General information
- Type: Autogyro
- National origin: United States
- Manufacturer: Vortech
- Status: Production completed (2015)
- Number built: 6+

= Vortech Sparrow =

American homebuilt aautogyro

The Vortech Sparrow is an American autogyro that was produced by Vortech of Fallston, Maryland. When it was available the aircraft was supplied in the form of plans for amateur construction. Vortech also supplied rotor blades and some key parts for the design.

Available in 2005, by January 2015 the aircraft was no longer listed on the Vortech website.

==Design and development==
The Vortech Sparrow was designed to comply with the US FAR 103 Ultralight Vehicles rules, including the category's maximum empty weight of 254 lb. The aircraft has a standard empty weight of 254 lb. It features a single main rotor, a single-seat open cockpit without a windshield, tricycle landing gear, plus a tail caster. The acceptable power range is 50 to 60 hp. The standard engine used is the twin cylinder, air-cooled, two-stroke, dual-ignition 50 hp Rotax 503 engine mounted in pusher configuration.

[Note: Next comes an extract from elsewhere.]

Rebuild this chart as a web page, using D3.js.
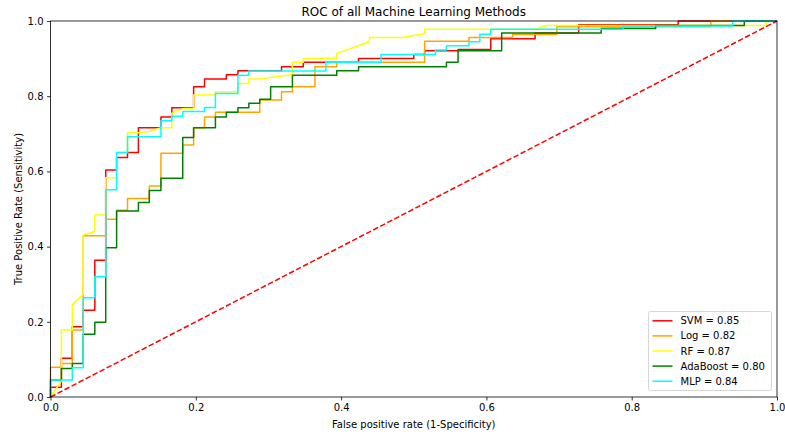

The aircraft fuselage is made from metal tubing. Its two-bladed rotor has a diameter of 23 ft. The aircraft has a typical empty weight of 254 lb and a gross weight of 500 lb, giving a useful load of 246 lb. With full fuel of 5 u.s.gal the payload for the pilot and baggage is 216 lb.

The standard day, sea level, no wind, take off with a 50 hp engine is 100 ft and the landing roll is 50 ft.

The manufacturer estimated the construction time as 150 hours.

==Operational history==
By 1998 the company reported that more than six kits had been sold, were completed and flying.